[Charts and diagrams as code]
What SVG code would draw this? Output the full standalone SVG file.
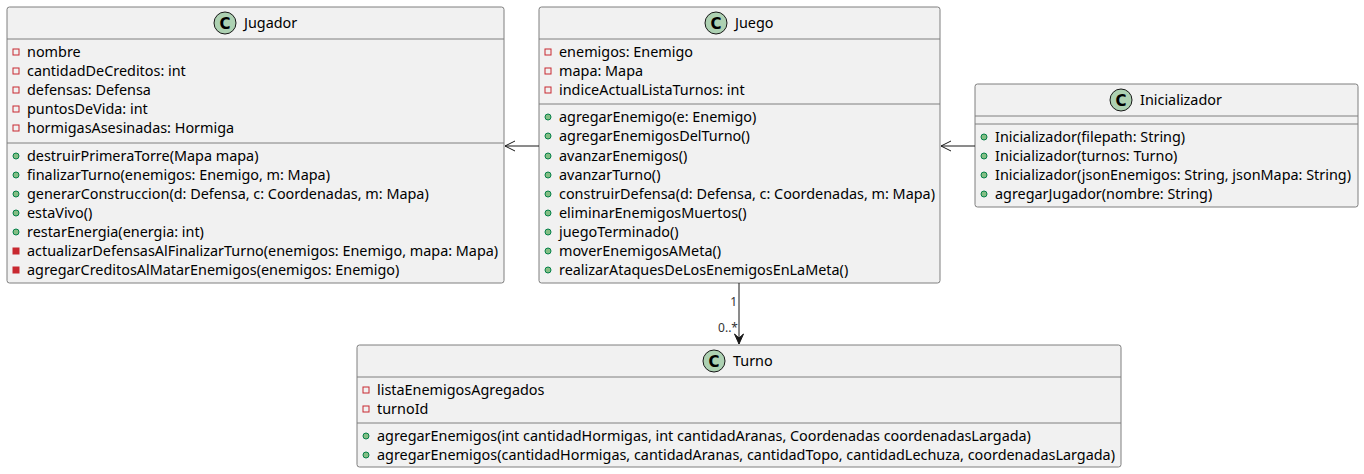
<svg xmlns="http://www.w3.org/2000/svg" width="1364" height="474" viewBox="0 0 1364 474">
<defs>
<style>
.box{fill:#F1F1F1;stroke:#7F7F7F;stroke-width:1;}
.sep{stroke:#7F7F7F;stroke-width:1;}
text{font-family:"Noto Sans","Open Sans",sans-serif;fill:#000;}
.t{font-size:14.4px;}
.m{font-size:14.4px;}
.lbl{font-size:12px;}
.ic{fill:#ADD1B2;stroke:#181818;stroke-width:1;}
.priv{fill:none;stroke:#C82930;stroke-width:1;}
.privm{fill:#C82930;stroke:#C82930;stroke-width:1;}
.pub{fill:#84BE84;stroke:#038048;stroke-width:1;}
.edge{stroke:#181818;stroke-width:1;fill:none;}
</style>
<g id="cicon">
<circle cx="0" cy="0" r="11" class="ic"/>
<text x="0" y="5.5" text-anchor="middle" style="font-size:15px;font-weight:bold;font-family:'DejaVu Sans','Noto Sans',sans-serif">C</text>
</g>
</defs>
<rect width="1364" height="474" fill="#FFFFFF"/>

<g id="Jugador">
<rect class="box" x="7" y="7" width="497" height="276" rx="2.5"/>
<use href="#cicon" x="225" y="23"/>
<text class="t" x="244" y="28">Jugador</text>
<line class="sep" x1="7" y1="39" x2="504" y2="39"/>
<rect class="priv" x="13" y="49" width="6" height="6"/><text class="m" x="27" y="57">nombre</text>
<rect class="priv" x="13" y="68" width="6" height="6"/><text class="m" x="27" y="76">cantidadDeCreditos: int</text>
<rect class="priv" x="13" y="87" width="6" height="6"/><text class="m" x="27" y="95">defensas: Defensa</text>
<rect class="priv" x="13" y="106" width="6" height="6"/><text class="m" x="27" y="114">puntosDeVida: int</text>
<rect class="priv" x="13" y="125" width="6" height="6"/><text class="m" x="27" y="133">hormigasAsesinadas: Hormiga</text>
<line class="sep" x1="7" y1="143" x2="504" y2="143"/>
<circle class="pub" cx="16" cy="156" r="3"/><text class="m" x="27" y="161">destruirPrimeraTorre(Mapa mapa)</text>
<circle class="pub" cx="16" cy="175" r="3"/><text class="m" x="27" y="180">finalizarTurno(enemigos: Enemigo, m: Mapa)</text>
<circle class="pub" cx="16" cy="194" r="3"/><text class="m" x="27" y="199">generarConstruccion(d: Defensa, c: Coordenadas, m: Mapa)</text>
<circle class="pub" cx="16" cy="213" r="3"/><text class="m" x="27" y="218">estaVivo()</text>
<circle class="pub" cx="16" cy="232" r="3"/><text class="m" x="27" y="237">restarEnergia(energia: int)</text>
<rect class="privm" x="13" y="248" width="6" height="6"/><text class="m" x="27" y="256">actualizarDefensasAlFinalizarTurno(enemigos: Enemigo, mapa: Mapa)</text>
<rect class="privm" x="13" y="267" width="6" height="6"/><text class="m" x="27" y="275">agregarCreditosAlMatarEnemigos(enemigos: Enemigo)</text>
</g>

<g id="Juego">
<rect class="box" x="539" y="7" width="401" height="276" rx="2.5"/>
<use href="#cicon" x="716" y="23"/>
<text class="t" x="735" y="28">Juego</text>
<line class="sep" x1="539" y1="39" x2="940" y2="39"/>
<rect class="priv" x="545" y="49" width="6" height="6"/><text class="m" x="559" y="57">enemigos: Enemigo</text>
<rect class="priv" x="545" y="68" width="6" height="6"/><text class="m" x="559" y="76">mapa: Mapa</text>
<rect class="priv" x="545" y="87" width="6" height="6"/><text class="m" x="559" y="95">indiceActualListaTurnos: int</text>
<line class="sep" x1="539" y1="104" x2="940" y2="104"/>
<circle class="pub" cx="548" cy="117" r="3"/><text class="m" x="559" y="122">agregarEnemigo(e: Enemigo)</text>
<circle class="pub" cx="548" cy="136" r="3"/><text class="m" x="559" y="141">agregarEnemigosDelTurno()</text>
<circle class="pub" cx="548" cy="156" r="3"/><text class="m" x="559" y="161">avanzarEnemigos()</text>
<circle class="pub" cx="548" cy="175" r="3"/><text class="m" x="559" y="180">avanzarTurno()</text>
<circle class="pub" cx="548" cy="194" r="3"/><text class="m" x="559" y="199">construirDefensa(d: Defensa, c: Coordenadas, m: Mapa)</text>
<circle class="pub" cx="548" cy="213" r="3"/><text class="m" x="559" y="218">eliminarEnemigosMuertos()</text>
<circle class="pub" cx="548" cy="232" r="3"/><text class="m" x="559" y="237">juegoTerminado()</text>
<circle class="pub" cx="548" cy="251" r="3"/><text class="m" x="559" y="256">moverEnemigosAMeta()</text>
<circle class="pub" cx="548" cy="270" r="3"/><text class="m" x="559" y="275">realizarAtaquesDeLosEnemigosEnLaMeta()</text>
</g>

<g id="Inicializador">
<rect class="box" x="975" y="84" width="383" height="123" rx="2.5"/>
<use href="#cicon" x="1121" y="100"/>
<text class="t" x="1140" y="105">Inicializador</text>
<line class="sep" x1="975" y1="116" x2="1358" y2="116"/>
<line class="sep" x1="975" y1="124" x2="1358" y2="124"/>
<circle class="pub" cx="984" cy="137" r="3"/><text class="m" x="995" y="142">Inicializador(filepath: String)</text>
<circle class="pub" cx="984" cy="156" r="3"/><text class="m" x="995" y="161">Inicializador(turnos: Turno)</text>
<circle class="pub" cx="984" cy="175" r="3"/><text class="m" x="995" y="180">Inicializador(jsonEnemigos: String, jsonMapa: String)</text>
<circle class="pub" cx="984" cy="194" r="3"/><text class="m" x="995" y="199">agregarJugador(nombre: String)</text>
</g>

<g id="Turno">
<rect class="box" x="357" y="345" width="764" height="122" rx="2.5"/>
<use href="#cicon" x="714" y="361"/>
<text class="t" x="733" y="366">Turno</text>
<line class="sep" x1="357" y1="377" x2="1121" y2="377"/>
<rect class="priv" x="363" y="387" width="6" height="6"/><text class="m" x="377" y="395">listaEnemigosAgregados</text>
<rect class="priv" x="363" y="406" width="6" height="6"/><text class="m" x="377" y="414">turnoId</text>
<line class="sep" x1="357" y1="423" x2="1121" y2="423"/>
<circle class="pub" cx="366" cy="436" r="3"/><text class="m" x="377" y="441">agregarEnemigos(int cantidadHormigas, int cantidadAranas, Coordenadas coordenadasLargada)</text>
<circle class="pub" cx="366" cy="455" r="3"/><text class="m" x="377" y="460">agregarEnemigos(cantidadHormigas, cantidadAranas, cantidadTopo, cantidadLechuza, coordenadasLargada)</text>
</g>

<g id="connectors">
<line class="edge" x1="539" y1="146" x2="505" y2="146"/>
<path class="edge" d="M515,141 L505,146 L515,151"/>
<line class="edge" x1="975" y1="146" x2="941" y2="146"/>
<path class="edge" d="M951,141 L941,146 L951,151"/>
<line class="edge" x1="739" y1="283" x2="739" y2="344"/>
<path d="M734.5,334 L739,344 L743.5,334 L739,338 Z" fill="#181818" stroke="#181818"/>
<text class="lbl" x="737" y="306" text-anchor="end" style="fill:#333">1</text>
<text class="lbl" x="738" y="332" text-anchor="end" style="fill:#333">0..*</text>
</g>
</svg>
* * *
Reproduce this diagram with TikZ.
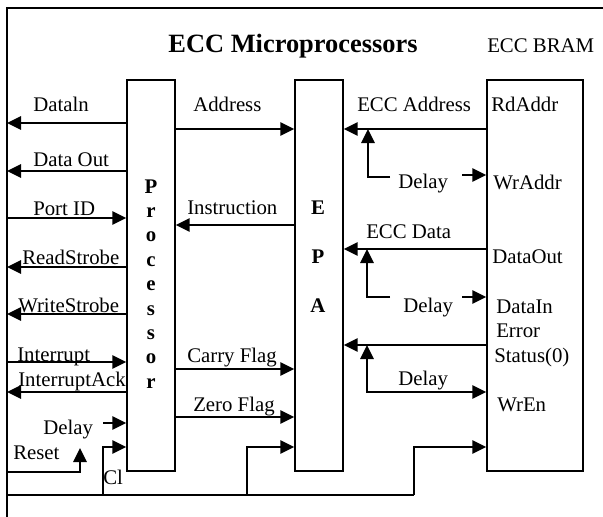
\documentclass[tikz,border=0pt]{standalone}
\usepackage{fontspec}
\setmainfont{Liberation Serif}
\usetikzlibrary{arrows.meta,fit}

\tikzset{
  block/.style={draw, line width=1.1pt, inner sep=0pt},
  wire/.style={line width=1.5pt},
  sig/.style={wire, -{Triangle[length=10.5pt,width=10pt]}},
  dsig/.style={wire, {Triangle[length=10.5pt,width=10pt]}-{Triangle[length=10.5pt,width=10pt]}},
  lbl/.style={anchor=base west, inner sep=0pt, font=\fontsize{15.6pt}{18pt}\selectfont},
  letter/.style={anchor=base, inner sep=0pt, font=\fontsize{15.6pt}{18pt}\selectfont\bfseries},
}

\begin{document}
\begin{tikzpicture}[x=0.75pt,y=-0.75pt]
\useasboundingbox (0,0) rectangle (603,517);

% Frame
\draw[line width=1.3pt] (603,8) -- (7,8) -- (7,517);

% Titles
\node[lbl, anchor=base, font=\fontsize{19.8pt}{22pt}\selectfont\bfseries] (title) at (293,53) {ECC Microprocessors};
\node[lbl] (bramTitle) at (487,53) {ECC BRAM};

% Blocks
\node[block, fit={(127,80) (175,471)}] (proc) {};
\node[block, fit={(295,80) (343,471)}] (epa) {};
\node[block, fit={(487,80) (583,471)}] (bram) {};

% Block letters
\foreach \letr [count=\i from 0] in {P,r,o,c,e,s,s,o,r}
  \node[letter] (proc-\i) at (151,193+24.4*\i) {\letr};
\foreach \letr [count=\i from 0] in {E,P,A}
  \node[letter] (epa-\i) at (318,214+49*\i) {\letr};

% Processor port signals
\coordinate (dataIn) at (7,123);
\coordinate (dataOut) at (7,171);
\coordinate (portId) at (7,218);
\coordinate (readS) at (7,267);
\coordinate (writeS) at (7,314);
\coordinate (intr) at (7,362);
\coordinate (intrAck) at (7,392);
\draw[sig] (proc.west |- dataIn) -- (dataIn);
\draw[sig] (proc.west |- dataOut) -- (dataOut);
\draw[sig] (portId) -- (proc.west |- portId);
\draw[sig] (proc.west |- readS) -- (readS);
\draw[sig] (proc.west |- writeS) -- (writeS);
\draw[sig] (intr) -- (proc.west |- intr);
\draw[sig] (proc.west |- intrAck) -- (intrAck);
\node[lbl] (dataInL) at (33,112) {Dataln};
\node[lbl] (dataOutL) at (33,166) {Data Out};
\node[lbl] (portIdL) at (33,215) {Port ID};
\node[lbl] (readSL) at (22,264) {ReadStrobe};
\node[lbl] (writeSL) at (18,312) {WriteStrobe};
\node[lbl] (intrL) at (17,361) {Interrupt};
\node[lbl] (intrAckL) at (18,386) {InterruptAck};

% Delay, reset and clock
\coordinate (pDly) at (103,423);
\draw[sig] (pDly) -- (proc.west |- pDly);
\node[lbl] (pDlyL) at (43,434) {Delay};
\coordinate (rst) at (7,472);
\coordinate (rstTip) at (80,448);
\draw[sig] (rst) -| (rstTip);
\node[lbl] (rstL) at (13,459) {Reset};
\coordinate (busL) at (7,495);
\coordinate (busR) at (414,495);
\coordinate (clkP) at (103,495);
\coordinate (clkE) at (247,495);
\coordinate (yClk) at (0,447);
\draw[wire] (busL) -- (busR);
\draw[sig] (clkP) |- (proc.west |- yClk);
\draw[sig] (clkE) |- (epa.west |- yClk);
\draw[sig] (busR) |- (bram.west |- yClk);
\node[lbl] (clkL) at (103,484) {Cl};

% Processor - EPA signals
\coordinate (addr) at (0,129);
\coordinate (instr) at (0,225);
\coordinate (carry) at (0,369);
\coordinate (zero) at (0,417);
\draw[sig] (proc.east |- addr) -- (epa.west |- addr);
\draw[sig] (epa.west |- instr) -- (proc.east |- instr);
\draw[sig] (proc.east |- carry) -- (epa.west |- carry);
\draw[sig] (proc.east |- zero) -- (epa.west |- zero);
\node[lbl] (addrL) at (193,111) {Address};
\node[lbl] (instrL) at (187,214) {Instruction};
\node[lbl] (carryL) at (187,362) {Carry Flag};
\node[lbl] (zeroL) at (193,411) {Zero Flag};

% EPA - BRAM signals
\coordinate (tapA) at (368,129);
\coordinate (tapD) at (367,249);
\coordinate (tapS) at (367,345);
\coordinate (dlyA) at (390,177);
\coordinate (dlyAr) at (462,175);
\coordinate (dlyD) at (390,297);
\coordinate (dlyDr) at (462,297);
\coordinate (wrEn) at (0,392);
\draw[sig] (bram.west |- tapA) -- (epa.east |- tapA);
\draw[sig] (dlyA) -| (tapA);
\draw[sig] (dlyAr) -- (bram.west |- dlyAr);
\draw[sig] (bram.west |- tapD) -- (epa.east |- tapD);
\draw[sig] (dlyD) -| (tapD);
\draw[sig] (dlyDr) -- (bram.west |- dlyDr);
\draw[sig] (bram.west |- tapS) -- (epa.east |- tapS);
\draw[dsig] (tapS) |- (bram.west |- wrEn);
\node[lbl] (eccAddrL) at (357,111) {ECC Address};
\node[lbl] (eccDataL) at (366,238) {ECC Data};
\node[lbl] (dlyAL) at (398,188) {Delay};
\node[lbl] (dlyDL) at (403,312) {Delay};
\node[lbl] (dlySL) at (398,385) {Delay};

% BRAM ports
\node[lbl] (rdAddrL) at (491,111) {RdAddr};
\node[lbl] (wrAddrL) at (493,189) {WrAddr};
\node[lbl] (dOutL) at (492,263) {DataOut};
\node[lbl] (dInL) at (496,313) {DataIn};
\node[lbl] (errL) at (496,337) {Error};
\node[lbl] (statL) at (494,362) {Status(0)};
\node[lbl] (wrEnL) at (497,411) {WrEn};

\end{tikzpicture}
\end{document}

Problem
Tally the lines in the records above that contain the word "this", and give only that number.

Answer below
2